The area was first explored by the Surveyor General J. S. Roe in October 1836 when, in his travels beyond the Avon Valley he travelled through the area naming the granite outcrop to the south of the town (after which the shire is named) Mount Marshall in honour of his friend Captain Marshall MacDermott, the first manager of the Western Australian branch of the Bank of Australasia.
Captain Marshall MacDermott was one of those quixotic adventurers who make the early history of Australia so interesting. He was a well to do Army Officer who resigned his commission, bought a 500 ton ship in Sweden and sailed to the Swan River Colony. Upon his arrival in 1803 he purchased 5000 acres on the Swan River near Governor Stirling's summer residence.

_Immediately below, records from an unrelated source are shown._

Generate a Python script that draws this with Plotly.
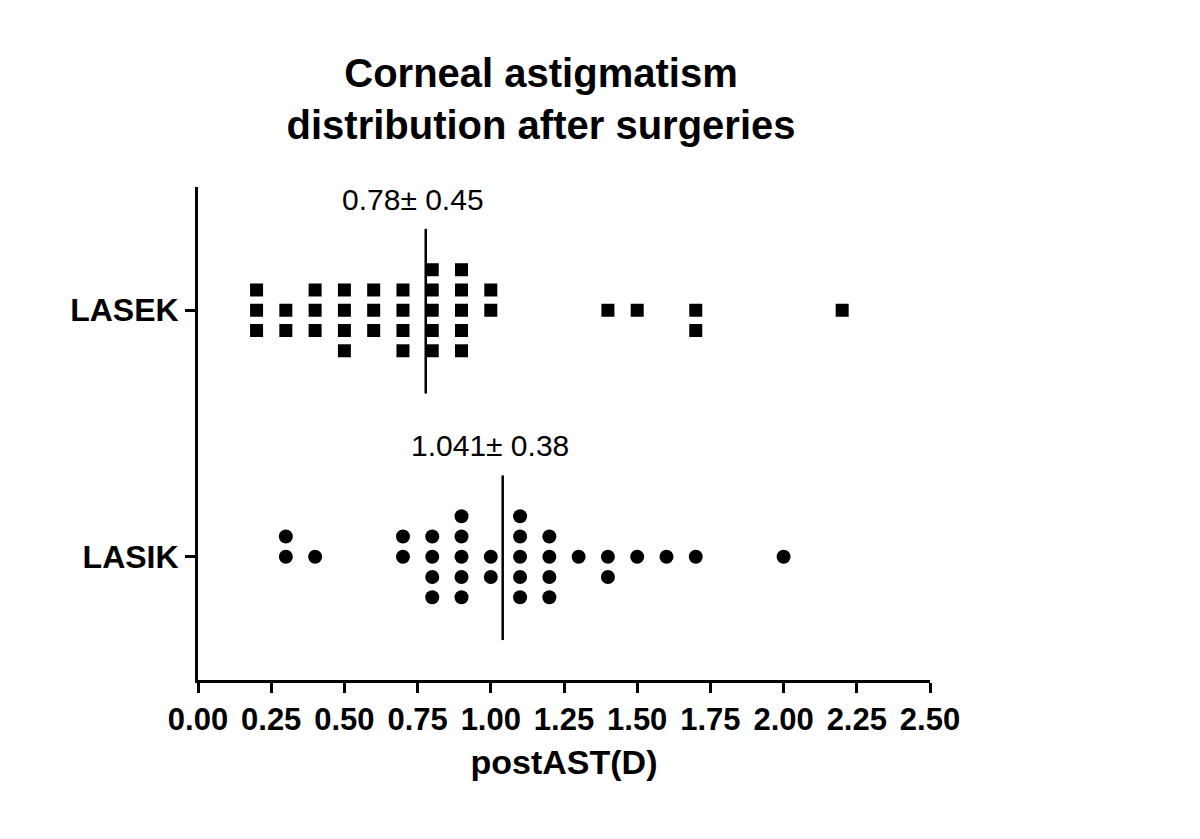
import plotly.graph_objects as go
from collections import Counter

# ---------------- data ----------------
groups = ["LASEK", "LASIK"]
lasek_ast = [0.2, 0.2, 0.2, 0.3, 0.3, 0.4, 0.4, 0.4,
             0.5, 0.5, 0.5, 0.5, 0.6, 0.6, 0.6,
             0.7, 0.7, 0.7, 0.7, 0.8, 0.8, 0.8, 0.8, 0.8,
             0.9, 0.9, 0.9, 0.9, 0.9, 1.0, 1.0,
             1.4, 1.5, 1.7, 1.7, 2.2]
lasik_ast = [0.3, 0.3, 0.4, 0.7, 0.7, 0.8, 0.8, 0.8, 0.8,
             0.9, 0.9, 0.9, 0.9, 0.9, 1.0, 1.0,
             1.1, 1.1, 1.1, 1.1, 1.1, 1.2, 1.2, 1.2, 1.2,
             1.3, 1.4, 1.4, 1.5, 1.6, 1.7, 2.0]
stat_labels = ["0.78\u00b1 0.45", "1.041\u00b1 0.38"]
x_ticks = [0.0, 0.25, 0.5, 0.75, 1.0, 1.25, 1.5, 1.75, 2.0, 2.25, 2.5]
x_ticklabels = ["0.00", "0.25", "0.50", "0.75", "1.00", "1.25", "1.50",
                "1.75", "2.00", "2.25", "2.50"]

# ---------------- layout helpers ----------------
FONT = "Liberation Sans, Arial, sans-serif"
group_pos = {"LASEK": 1.0, "LASIK": 0.0}
STEP = 0.0822  # vertical spacing between stacked points (axis units)
# for even-sized stacks: values whose extra point sits above the centre row
extra_above = {"LASEK": {1.0}, "LASIK": {0.3, 0.7}}


def stack(values, name):
    xs, ys = [], []
    counts = Counter(values)
    for v in sorted(counts):
        n = counts[v]
        if n % 2 == 1:
            slots = list(range(-(n // 2), n // 2 + 1))
        elif v in extra_above[name]:
            slots = list(range(-(n // 2 - 1), n // 2 + 1))
        else:
            slots = list(range(-(n // 2), n // 2))
        for s in slots:
            xs.append(v)
            ys.append(group_pos[name] + s * STEP)
    return xs, ys


fig = go.Figure()
data = {"LASEK": lasek_ast, "LASIK": lasik_ast}
symbols = {"LASEK": "square", "LASIK": "circle"}
sizes = {"LASEK": 13, "LASIK": 14}
for i, g in enumerate(groups):
    xs, ys = stack(data[g], g)
    fig.add_trace(go.Scatter(
        x=xs, y=ys, mode="markers", name=g, showlegend=False,
        marker=dict(symbol=symbols[g], size=sizes[g], color="black",
                    line=dict(width=0)),
    ))
    mean = sum(data[g]) / len(data[g])
    yc = group_pos[g]
    fig.add_shape(type="line", x0=mean, x1=mean, y0=yc - 0.338, y1=yc + 0.33,
                  xref="x", yref="y", line=dict(color="black", width=2.5))
    fig.add_annotation(x=mean, y=yc + 0.45, xref="x", yref="y",
                       text=stat_labels[i], showarrow=False, xshift=-13,
                       font=dict(family=FONT, size=30, color="black"))

fig.update_layout(
    width=1200, height=839,
    paper_bgcolor="white", plot_bgcolor="white",
    margin=dict(l=190, r=278, t=179, b=167),
    title=dict(text="<b>Corneal astigmatism<br>distribution after surgeries</b>",
               x=0.4686, xref="paper", xanchor="center",
               y=1 - 79 / 839, yref="container", yanchor="middle",
               font=dict(family=FONT, size=40, color="black")),
)
fig.update_xaxes(
    range=[0, 2.5], tickvals=x_ticks,
    ticktext=["<b>%s</b>" % t for t in x_ticklabels],
    showgrid=False, zeroline=False, showline=True, linecolor="black",
    linewidth=3, ticks="outside", ticklen=10, tickwidth=2.5,
    tickcolor="black",
    tickfont=dict(family=FONT, size=31, color="black"),
    title=dict(text="<b>postAST(D)</b>", standoff=14,
               font=dict(family=FONT, size=34, color="black")),
)
fig.update_yaxes(
    range=[-0.5, 1.5], tickvals=[group_pos[g] for g in groups],
    ticktext=["<b>%s</b>" % g for g in groups],
    showgrid=False, zeroline=False, showline=True, linecolor="black",
    linewidth=3, ticks="outside", ticklen=10, tickwidth=2.5,
    tickcolor="black",
    tickfont=dict(family=FONT, size=32, color="black"),
)

fig.write_html("out.html")
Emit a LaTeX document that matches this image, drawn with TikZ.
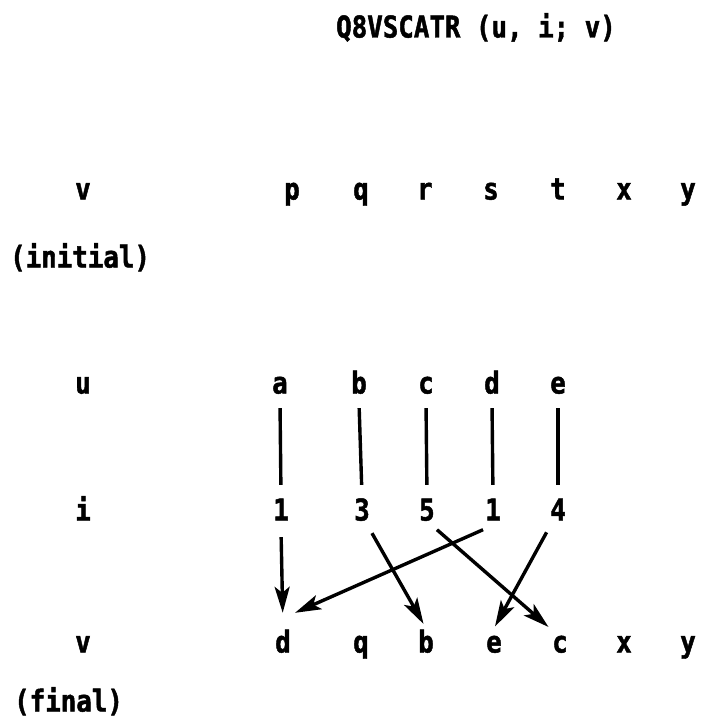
\documentclass[tikz,border=0pt]{standalone}
\usepackage{fontspec}
\newfontfamily\typefont{DejaVu Sans Mono}[FakeStretch=0.86, BoldFeatures={FakeBold=1.5}]
\usepackage{tikz}
\usetikzlibrary{arrows.meta, positioning}
\tikzset{
  sym/.style={font=\typefont\bfseries\fontsize{30}{34}\selectfont,
              inner sep=2pt, text height=22pt, text depth=7pt},
  rowname/.style={sym},
  note/.style={sym, anchor=west},
  link/.style={line width=3.4pt, draw=black},
  move/.style={link, -{Stealth[length=26pt, width=15pt, inset=6pt]}},
}
\begin{document}
\begin{tikzpicture}[x=1pt, y=-1pt]
  \useasboundingbox (0,0) rectangle (701,725);
  \node[sym] (title) at (476,30) {Q8VSCATR (u, i; v)};

  \node[rowname] (vtop) at (83,192) {v};
  \node[sym] (vp) at (292,192) {p};
  \node[sym] (vq) at (361,192) {q};
  \node[sym] (vr) at (425,192) {r};
  \node[sym] (vs) at (491,192) {s};
  \node[sym] (vt) at (558,192) {t};
  \node[sym] (vx) at (624,192) {x};
  \node[sym] (vy) at (688,192) {y};
  \node[note] (initial) at (8,260) {(initial)};

  \node[rowname] (urow) at (83,386) {u};
  \node[sym] (ua) at (280,386) {a};
  \node[sym] (ub) at (359,386) {b};
  \node[sym] (uc) at (426,386) {c};
  \node[sym] (ud) at (492,386) {d};
  \node[sym] (ue) at (558,386) {e};

  \node[rowname] (irow) at (83,513) {i};
  \node[sym] (ia) at (281,513) {1};
  \node[sym] (ib) at (362,513) {3};
  \node[sym] (ic) at (427,513) {5};
  \node[sym] (id) at (493,513) {1};
  \node[sym] (ie) at (558,513) {4};

  \node[rowname] (vbot) at (83,645) {v};
  \node[sym] (wd) at (283,645) {d};
  \node[sym] (wq) at (361,645) {q};
  \node[sym] (wb) at (426,645) {b};
  \node[sym] (we) at (494,645) {e};
  \node[sym] (wc) at (560,645) {c};
  \node[sym] (wx) at (624,645) {x};
  \node[sym] (wy) at (688,645) {y};
  \node[note] (final) at (12,704) {(final)};

  \draw[link, shorten <=5.5pt, shorten >=11.5pt] (ua.south) -- (ia.north);
  \draw[link, shorten <=5.5pt, shorten >=11.5pt] (ub.south) -- (ib.north);
  \draw[link, shorten <=5.5pt, shorten >=11.5pt] (uc.south) -- (ic.north);
  \draw[link, shorten <=5.5pt, shorten >=11.5pt] (ud.south) -- (id.north);
  \draw[link, shorten <=5.5pt, shorten >=11.5pt] (ue.south) -- (ie.north);

  \draw[move, shorten <=7.5pt, shorten >=15.5pt] (ia.south) -- (wd.north);
  \draw[move] (id.south west) -- ([xshift=12pt, yshift=15.5pt]wd.north);
  \draw[move, shorten <=4pt, shorten >=5pt] ([xshift=8pt]ib.south) -- (wb.north);
  \draw[move, shorten >=2pt] (ic.south east) -- (wc.north west);
  \draw[move, shorten <=3pt, shorten >=2pt] (ie.south west) -- (we.north);
\end{tikzpicture}
\end{document}
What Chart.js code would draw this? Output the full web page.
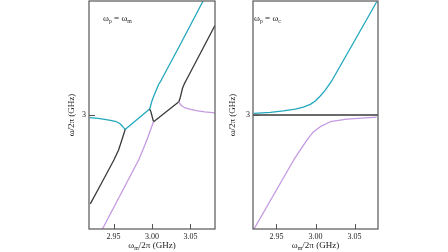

Three years later he imported some Saxony sheep to the colony. He was active in public life establishing, with some friends, his own bank which he ran until he was persuaded to take over the management of the Bank of Australasia.
By the 1840s there were shepherds and sandalwood cutters in the area although there was no permanent settlement until the 1860s. The agricultural potential of the area was recognised in the 1890s but the first permanent settlement in the shire didn't occur until 1908. The Mount Marshall Roads Board was established in 1923. It is said that the town's name comes from the Aboriginal word 'Gnylburngobbing' which is rather amusing as J. S. Roe named the nearby Mount Marshall after an Englishman precisely because he despised Aboriginal names believing them to be unpronouncable.